**WRITTEN TASK**.
Can you set down, exactly as they appear below, the lines from the opening of the material through the one bearing "plt.rcParams['axes.unicode_minus'] = True", minus the pictures?

**DATA**.
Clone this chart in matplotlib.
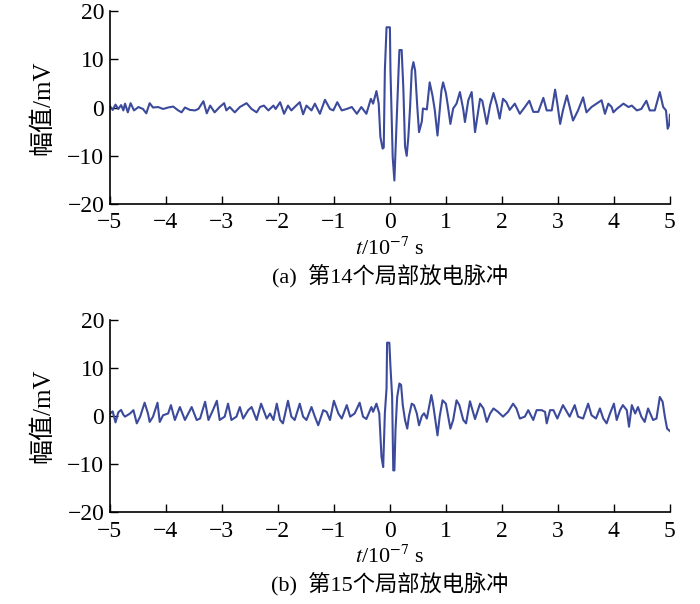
import matplotlib
matplotlib.use("Agg")
import matplotlib.pyplot as plt

plt.rcParams['font.family'] = ['Liberation Serif', 'Noto Sans CJK SC', 'DejaVu Sans']
plt.rcParams['mathtext.fontset'] = 'stix'
plt.rcParams['axes.unicode_minus'] = True

# (a) pulse 14: time (1e-7 s) and amplitude (mV)
t_a = [-5.0, -4.95, -4.9, -4.85, -4.8, -4.76,
       -4.73, -4.68, -4.63, -4.57, -4.49, -4.41, -4.35, -4.29, -4.23, -4.14,
       -4.05, -3.96, -3.87, -3.78, -3.72, -3.66, -3.57, -3.48, -3.42, -3.33,
       -3.27, -3.21, -3.13, -3.04, -2.96, -2.92, -2.86, -2.77, -2.68, -2.56,
       -2.47, -2.38, -2.32, -2.25, -2.17, -2.08, -2.04, -1.96, -1.89, -1.82,
       -1.76, -1.70, -1.61, -1.55, -1.49, -1.40, -1.34, -1.25, -1.16, -1.07,
       -1.01, -0.94, -0.86, -0.77, -0.68, -0.59, -0.51, -0.42, -0.34, -0.30,
       -0.24, -0.20, -0.17, -0.13, -0.11, -0.09, -0.06, 0.0, 0.01, 0.05,
       0.08, 0.12, 0.155, 0.17, 0.21, 0.24, 0.27, 0.30, 0.33, 0.36,
       0.39, 0.42, 0.45, 0.49, 0.52, 0.57, 0.59, 0.66, 0.71, 0.76,
       0.80, 0.85, 0.89, 0.92, 0.95, 1.0, 1.04, 1.08, 1.13, 1.19,
       1.25, 1.31, 1.34, 1.40, 1.46, 1.52, 1.61, 1.65, 1.73, 1.79,
       1.85, 1.91, 1.96, 2.02, 2.08, 2.14, 2.23, 2.32, 2.41, 2.49,
       2.56, 2.65, 2.74, 2.80, 2.89, 2.95, 2.99, 3.04, 3.09, 3.16,
       3.21, 3.27, 3.36, 3.45, 3.51, 3.60, 3.69, 3.78, 3.84, 3.90,
       3.96, 3.99, 4.05, 4.17, 4.26, 4.32, 4.41, 4.49, 4.58, 4.64,
       4.73, 4.82, 4.88, 4.93, 4.96, 4.99, 5.0]
v_a = [0.3, -0.5, 0.6, -0.3, 0.5, -0.6,
       0.8, -1.0, 0.9, -0.6, 0.1, -0.3, -1.2, 0.9, 0.0, 0.1,
       -0.3, 0.0, 0.2, -0.6, -1.0, 0.0, -0.5, -0.6, -0.3, 1.3,
       -1.2, 0.4, -1.0, 0.1, 0.9, -0.6, 0.1, -1.0, 0.1, 0.9,
       -0.3, -1.0, 0.1, 0.4, -0.6, 0.4, -0.3, 1.1, -1.3, 0.4,
       -0.6, 0.1, 1.1, -1.4, 0.4, -0.6, 0.8, -1.3, 1.6, -0.3,
       -0.6, 1.1, -0.6, -0.3, 0.1, -1.3, 0.1, -1.3, 1.8, 0.8,
       3.4, 0.8, -6.1, -8.5, -8.3, 7.7, 16.6, 16.6, 7.7, -10.3,
       -15.1, -2.7, 7.7, 11.9, 11.9, 4.0, -8.0, -10.0, -6.0, 0.0,
       7.7, 9.4, 7.7, 0.0, -5.1, -2.9, -0.2, -0.4, 5.2, 2.5,
       -0.4, -5.8, -0.4, 3.5, 5.2, 3.0, 0.0, -3.4, -0.2, 0.8,
       3.2, -0.4, -3.0, 1.5, 3.2, -5.1, 1.8, 1.4, -3.4, 0.5,
       3.0, 0.5, -2.3, 1.8, 1.1, -0.5, 0.8, -1.3, 0.1, 1.4,
       -0.9, -0.9, 2.0, -0.6, -0.6, 3.7, 0.8, -3.4, -0.6, 2.5,
       0.1, -2.7, -0.6, 2.1, -1.0, 0.1, 0.8, 1.5, -1.3, 0.8,
       0.1, -1.0, -0.3, 0.8, 0.1, 0.4, -0.6, -0.3, 1.4, -0.6,
       -0.6, 3.2, 0.1, -0.6, -4.4, -3.5, -1.5]

# (b) pulse 15
t_b = [-5.0, -4.95, -4.9, -4.85, -4.8, -4.76,
       -4.73, -4.64, -4.58, -4.52, -4.46, -4.38, -4.32, -4.29, -4.23, -4.15,
       -4.11, -4.05, -3.96, -3.91, -3.84, -3.75, -3.66, -3.57, -3.54, -3.45,
       -3.39, -3.30, -3.24, -3.16, -3.09, -3.04, -2.95, -2.89, -2.83, -2.74,
       -2.68, -2.62, -2.53, -2.47, -2.38, -2.30, -2.20, -2.14, -2.08, -2.02,
       -1.96, -1.91, -1.82, -1.76, -1.70, -1.61, -1.55, -1.49, -1.40, -1.34,
       -1.28, -1.19, -1.13, -1.07, -1.0, -0.92, -0.86, -0.77, -0.71, -0.63,
       -0.54, -0.48, -0.42, -0.33, -0.30, -0.24, -0.19, -0.15, -0.12, -0.09,
       -0.06, -0.05, -0.01, 0.01, 0.04, 0.06, 0.08, 0.10, 0.13, 0.17,
       0.20, 0.23, 0.27, 0.31, 0.34, 0.39, 0.43, 0.48, 0.52, 0.57,
       0.61, 0.66, 0.74, 0.77, 0.82, 0.85, 0.89, 0.94, 1.0, 1.04,
       1.08, 1.13, 1.19, 1.24, 1.31, 1.36, 1.43, 1.52, 1.61, 1.67,
       1.73, 1.79, 1.85, 1.93, 2.02, 2.11, 2.20, 2.26, 2.32, 2.41,
       2.47, 2.56, 2.62, 2.71, 2.77, 2.80, 2.86, 2.92, 2.99, 3.09,
       3.16, 3.21, 3.30, 3.36, 3.45, 3.54, 3.60, 3.68, 3.75, 3.81,
       3.87, 3.93, 4.0, 4.05, 4.11, 4.16, 4.23, 4.27, 4.32, 4.38,
       4.43, 4.49, 4.55, 4.61, 4.70, 4.76, 4.82, 4.87, 4.91, 4.95, 5.0]
v_b = [0.5, 1.0, -1.3, 0.8, 1.3, 0.3,
       -0.1, 0.55, 1.25, -1.5, -0.1, 2.8, 0.55, -1.2, -0.1, 2.8,
       -1.2, 0.2, 0.55, 2.3, -0.8, 1.9, -0.8, 1.25, 1.9, -0.8,
       -0.5, 3.0, -0.8, 1.25, 3.2, -0.8, -0.1, 2.6, -0.8, -0.1,
       1.9, -0.5, 1.25, 1.9, -0.8, 2.6, -0.5, 0.55, -0.8, 2.6,
       -0.8, -1.5, 3.2, -0.1, -0.8, 2.6, -0.1, -0.8, 1.9, -0.1,
       -1.9, 1.25, 0.9, -0.8, 3.2, 0.55, -0.5, 2.3, -0.1, 0.55,
       2.8, -0.1, -0.6, 1.9, 0.9, 2.6, 0.6, -8.5, -10.6, 0.6,
       5.8, 15.3, 15.3, 10.3, 4.0, -11.3, -11.3, -2.9, 4.0, 6.8,
       6.5, 2.3, -0.8, -2.6, 0.0, 2.6, 2.3, 0.6, -1.9, 0.0,
       0.6, -0.5, 4.4, 2.6, -1.5, -4.0, 0.0, 3.3, 2.6, 0.0,
       -2.6, -0.8, 3.3, 2.3, -0.8, -1.5, 3.1, -0.6, 2.6, 1.6,
       -1.2, 0.55, 1.6, 0.9, -0.1, 0.9, 2.6, 1.6, -0.5, -0.1,
       1.25, -0.8, 1.25, 1.25, 0.9, -1.5, 1.25, 1.25, -0.5, 2.3,
       0.9, -0.1, 2.3, -0.1, -0.5, 2.6, 0.2, -0.5, 1.6, -0.5,
       -1.5, 0.55, 2.6, -0.8, 1.25, 2.3, 1.25, -2.2, 2.3, 0.55,
       1.9, -0.1, -1.2, 1.6, -0.8, -0.5, 4.0, 3.0, -0.1, -2.6, -3.1]

xticks = [-5, -4, -3, -2, -1, 0, 1, 2, 3, 4, 5]
yticks = [-20, -10, 0, 10, 20]
captions = ['(a)  第14个局部放电脉冲', '(b)  第15个局部放电脉冲']

line_color = '#3c4a9c'

fig = plt.figure(figsize=(7.0, 6.04), dpi=100)
ax_a = fig.add_axes([0.157, 0.662, 0.8, 0.32])
ax_b = fig.add_axes([0.157, 0.152, 0.8, 0.318])

for ax, t, v, cap in [(ax_a, t_a, v_a, captions[0]), (ax_b, t_b, v_b, captions[1])]:
    ax.plot(t, v, color=line_color, lw=1.5)
    ax.set_xlim(-5, 5)
    ax.set_ylim(-20, 20)
    ax.set_xticks(xticks)
    ax.set_yticks(yticks)
    ax.spines['top'].set_visible(False)
    ax.spines['right'].set_visible(False)
    ax.spines['left'].set_linewidth(1.2)
    ax.spines['bottom'].set_linewidth(1.2)
    ax.tick_params(direction='in', length=6, width=1.0, labelsize=17)
    ax.tick_params(axis='x', pad=6)
    ax.tick_params(axis='y', pad=4)
    ax.set_xlabel(r'$t$/10$^{-7}$ s', fontsize=16, labelpad=0)
    ax.set_ylabel('幅值/mV', fontsize=18)
    ax.xaxis.set_label_coords(0.5, -0.175)
    ax.yaxis.set_label_coords(-0.1, 0.5)
    ax.text(0.5, -0.37, cap, transform=ax.transAxes, ha='center', va='center',
            fontsize=16)

fig.savefig('out.png', dpi=100)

**EXERCISE RESULT**.
Clone this chart in matplotlib.
import matplotlib
matplotlib.use("Agg")
import matplotlib.pyplot as plt

plt.rcParams['font.family'] = ['Liberation Serif', 'Noto Sans CJK SC', 'DejaVu Sans']
plt.rcParams['mathtext.fontset'] = 'stix'
plt.rcParams['axes.unicode_minus'] = True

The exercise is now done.